## WORK TO DO
Copy the data that follows exactly. Include no pictures.

## DATA SUPPLIED
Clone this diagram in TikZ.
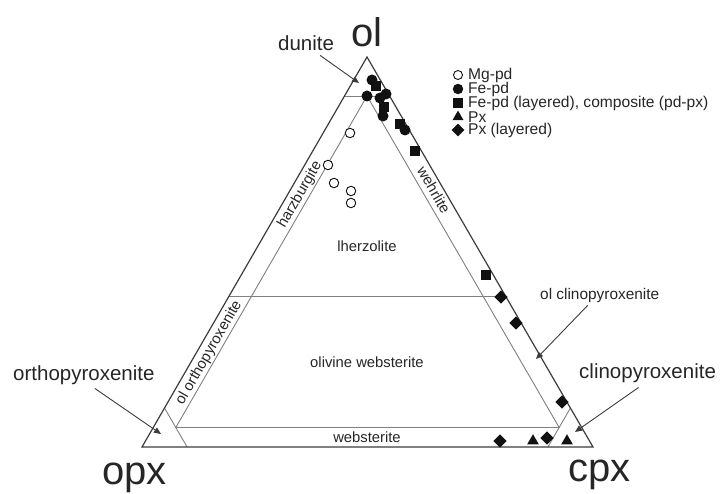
\documentclass[tikz,border=0pt]{standalone}
\usepackage{fontspec}
\setmainfont{Liberation Sans}
\usepackage{tikz}
\usetikzlibrary{positioning,arrows.meta,calc,shapes.geometric}
\definecolor{edge}{HTML}{3C3C3C}
\definecolor{fld}{HTML}{808080}
\definecolor{ink}{HTML}{262626}
\definecolor{mark}{HTML}{111111}
\tikzset{
  side/.style={draw=edge, line width=1.2pt, line join=miter},
  sub/.style={draw=fld, line width=0.9pt},
  arr/.style={-{Triangle[length=7pt,width=6pt]}, line width=0.9pt, color=edge},
  big/.style={font=\fontsize{40}{40}\selectfont, text=ink, inner sep=0pt},
  rock/.style={font=\fontsize{20.5}{22}\selectfont, text=ink, inner sep=0pt},
  small/.style={font=\fontsize{15.4}{17}\selectfont, text=ink, inner sep=0pt},
  fieldname/.style={font=\fontsize{14.8}{16}\selectfont, text=ink, inner sep=0pt},
  leg/.style={font=\fontsize{15.6}{16}\selectfont, text=ink, inner sep=0pt, anchor=west},
  mg/.style={circle, draw=mark, line width=0.9pt, fill=white, minimum size=9.5pt, inner sep=0pt},
  fe/.style={circle, fill=mark, minimum size=11pt, inner sep=0pt},
  fel/.style={rectangle, fill=mark, minimum size=10pt, inner sep=0pt},
  px/.style={regular polygon, regular polygon sides=3, fill=mark, minimum size=13.5pt, inner sep=0pt},
  pxl/.style={diamond, fill=mark, minimum size=13.5pt, inner sep=0pt},
}
\begin{document}
\begin{tikzpicture}[x=1pt,y=-1pt]
  \useasboundingbox (0,0) rectangle (721,494);
  % corners of the triangle
  \coordinate (ol)  at (367,57);
  \coordinate (opx) at (142,447);
  \coordinate (cpx) at (593,447);
  \coordinate (d)   at (367,96);
  \coordinate (w1)  at (175.8,427.5);
  \coordinate (w2)  at (559.2,427.5);

  % field boundaries
  \draw[sub] ($(ol)!0.1!(opx)$) -- ($(ol)!0.1!(cpx)$);
  \draw[sub] ($(ol)!0.615!(opx)$) -- ($(ol)!0.615!(cpx)$);
  \draw[sub] (d) -- (w1) -- (w2) -- (d);
  \draw[sub] ($(ol)!0.9!(opx)$) -- ($(opx)!0.1!(cpx)$);
  \draw[sub] ($(ol)!0.9!(cpx)$) -- ($(cpx)!0.1!(opx)$);
  \draw[side] (ol) -- (opx) -- (cpx) -- cycle;

  % samples
  \foreach \p [count=\i] in {(350,133),(328,165),(334,183),(351,191),(351,203)}
    \node[mg] (mg\i) at \p {};
  \foreach \p [count=\i] in {(372,80),(367,96),(380,98),(386,94),(383,116),(405,130)}
    \node[fe] (fe\i) at \p {};
  \foreach \p [count=\i] in {(376,86),(384,107),(400,124),(415,151),(486,275)}
    \node[fel] (fel\i) at \p {};
  \foreach \p [count=\i] in {(533,441),(567,441)}
    \node[px] (px\i) at \p {};
  \foreach \p [count=\i] in {(501,297),(516,323),(562,402),(500,441),(547,438)}
    \node[pxl] (pxl\i) at \p {};

  % legend
  \foreach \s/\t/\y [count=\i] in {mg/Mg-pd/75, fe/Fe-pd/89,
      fel/{Fe-pd (layered), composite (pd-px)}/103, px/Px/117, pxl/Px (layered)/130}{
    \node[\s, scale=0.95] (key\i) at (458,\y) {};
    \node[leg, right=10pt of key\i.center] (txt\i) {\t};
  }

  % end members
  \node[big, anchor=base west] (olL)  at (351,47)  {ol};
  \node[big, anchor=base west] (opxL) at (102,485) {opx};
  \node[big, anchor=base west] (cpxL) at (568,482) {cpx};

  % rock names
  \node[fieldname, anchor=base] (lhz) at (367,252) {lherzolite};
  \node[fieldname, anchor=base] (owb) at (367,368) {olivine websterite};
  \node[fieldname, anchor=base] (wbs) at (367,443) {websterite};
  \node[fieldname, rotate=60]  (hzb) at (300,195) {harzburgite};
  \node[fieldname, rotate=60]  (oop) at (209,353) {ol orthopyroxenite};
  \node[fieldname, rotate=-60] (whr) at (434,190) {wehrlite};

  \node[rock, anchor=base west] (dun) at (278,51)  {dunite};
  \node[rock, anchor=base west] (orp) at (13,381)  {orthopyroxenite};
  \node[rock, anchor=base west] (clp) at (579,379) {clinopyroxenite};
  \node[small, anchor=base west] (ocp) at (540,300) {ol clinopyroxenite};

  \coordinate (dunT) at (359,83);
  \coordinate (orpT) at (161,434);
  \coordinate (ocpT) at (536,359);
  \coordinate (clpT) at (575,432);
  \draw[arr] ([xshift=14pt,yshift=-4pt]dun.south) -- (dunT);
  \draw[arr] ([xshift=11pt,yshift=-3pt]orp.south) -- (orpT);
  \draw[arr] ([xshift=-12pt,yshift=-2pt]ocp.south) -- (ocpT);
  \draw[arr] ([xshift=-9pt,yshift=-4pt]clp.south) -- (clpT);
\end{tikzpicture}
\end{document}
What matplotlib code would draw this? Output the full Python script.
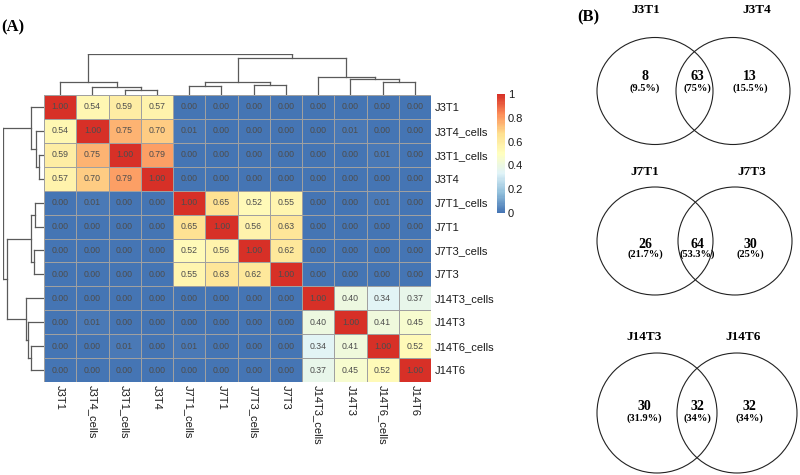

## EXERCISE RESPONSE
Clone this diagram in TikZ.
\documentclass[tikz,border=0pt]{standalone}
\usepackage{fontspec}
\setmainfont{Liberation Sans}
\usepackage{tikz}
\usetikzlibrary{positioning,arrows.meta,calc,shapes.geometric}
\definecolor{edge}{HTML}{3C3C3C}
\definecolor{fld}{HTML}{808080}
\definecolor{ink}{HTML}{262626}
\definecolor{mark}{HTML}{111111}
\tikzset{
  side/.style={draw=edge, line width=1.2pt, line join=miter},
  sub/.style={draw=fld, line width=0.9pt},
  arr/.style={-{Triangle[length=7pt,width=6pt]}, line width=0.9pt, color=edge},
  big/.style={font=\fontsize{40}{40}\selectfont, text=ink, inner sep=0pt},
  rock/.style={font=\fontsize{20.5}{22}\selectfont, text=ink, inner sep=0pt},
  small/.style={font=\fontsize{15.4}{17}\selectfont, text=ink, inner sep=0pt},
  fieldname/.style={font=\fontsize{14.8}{16}\selectfont, text=ink, inner sep=0pt},
  leg/.style={font=\fontsize{15.6}{16}\selectfont, text=ink, inner sep=0pt, anchor=west},
  mg/.style={circle, draw=mark, line width=0.9pt, fill=white, minimum size=9.5pt, inner sep=0pt},
  fe/.style={circle, fill=mark, minimum size=11pt, inner sep=0pt},
  fel/.style={rectangle, fill=mark, minimum size=10pt, inner sep=0pt},
  px/.style={regular polygon, regular polygon sides=3, fill=mark, minimum size=13.5pt, inner sep=0pt},
  pxl/.style={diamond, fill=mark, minimum size=13.5pt, inner sep=0pt},
}
\begin{document}
\begin{tikzpicture}[x=1pt,y=-1pt]
  \useasboundingbox (0,0) rectangle (721,494);
  % corners of the triangle
  \coordinate (ol)  at (367,57);
  \coordinate (opx) at (142,447);
  \coordinate (cpx) at (593,447);
  \coordinate (d)   at (367,96);
  \coordinate (w1)  at (175.8,427.5);
  \coordinate (w2)  at (559.2,427.5);

  % field boundaries
  \draw[sub] ($(ol)!0.1!(opx)$) -- ($(ol)!0.1!(cpx)$);
  \draw[sub] ($(ol)!0.615!(opx)$) -- ($(ol)!0.615!(cpx)$);
  \draw[sub] (d) -- (w1) -- (w2) -- (d);
  \draw[sub] ($(ol)!0.9!(opx)$) -- ($(opx)!0.1!(cpx)$);
  \draw[sub] ($(ol)!0.9!(cpx)$) -- ($(cpx)!0.1!(opx)$);
  \draw[side] (ol) -- (opx) -- (cpx) -- cycle;

  % samples
  \foreach \p [count=\i] in {(350,133),(328,165),(334,183),(351,191),(351,203)}
    \node[mg] (mg\i) at \p {};
  \foreach \p [count=\i] in {(372,80),(367,96),(380,98),(386,94),(383,116),(405,130)}
    \node[fe] (fe\i) at \p {};
  \foreach \p [count=\i] in {(376,86),(384,107),(400,124),(415,151),(486,275)}
    \node[fel] (fel\i) at \p {};
  \foreach \p [count=\i] in {(533,441),(567,441)}
    \node[px] (px\i) at \p {};
  \foreach \p [count=\i] in {(501,297),(516,323),(562,402),(500,441),(547,438)}
    \node[pxl] (pxl\i) at \p {};

  % legend
  \foreach \s/\t/\y [count=\i] in {mg/Mg-pd/75, fe/Fe-pd/89,
      fel/{Fe-pd (layered), composite (pd-px)}/103, px/Px/117, pxl/Px (layered)/130}{
    \node[\s, scale=0.95] (key\i) at (458,\y) {};
    \node[leg, right=10pt of key\i.center] (txt\i) {\t};
  }

  % end members
  \node[big, anchor=base west] (olL)  at (351,47)  {ol};
  \node[big, anchor=base west] (opxL) at (102,485) {opx};
  \node[big, anchor=base west] (cpxL) at (568,482) {cpx};

  % rock names
  \node[fieldname, anchor=base] (lhz) at (367,252) {lherzolite};
  \node[fieldname, anchor=base] (owb) at (367,368) {olivine websterite};
  \node[fieldname, anchor=base] (wbs) at (367,443) {websterite};
  \node[fieldname, rotate=60]  (hzb) at (300,195) {harzburgite};
  \node[fieldname, rotate=60]  (oop) at (209,353) {ol orthopyroxenite};
  \node[fieldname, rotate=-60] (whr) at (434,190) {wehrlite};

  \node[rock, anchor=base west] (dun) at (278,51)  {dunite};
  \node[rock, anchor=base west] (orp) at (13,381)  {orthopyroxenite};
  \node[rock, anchor=base west] (clp) at (579,379) {clinopyroxenite};
  \node[small, anchor=base west] (ocp) at (540,300) {ol clinopyroxenite};

  \coordinate (dunT) at (359,83);
  \coordinate (orpT) at (161,434);
  \coordinate (ocpT) at (536,359);
  \coordinate (clpT) at (575,432);
  \draw[arr] ([xshift=14pt,yshift=-4pt]dun.south) -- (dunT);
  \draw[arr] ([xshift=11pt,yshift=-3pt]orp.south) -- (orpT);
  \draw[arr] ([xshift=-12pt,yshift=-2pt]ocp.south) -- (ocpT);
  \draw[arr] ([xshift=-9pt,yshift=-4pt]clp.south) -- (clpT);
\end{tikzpicture}
\end{document}
What matplotlib code would draw this? Output the full Python script.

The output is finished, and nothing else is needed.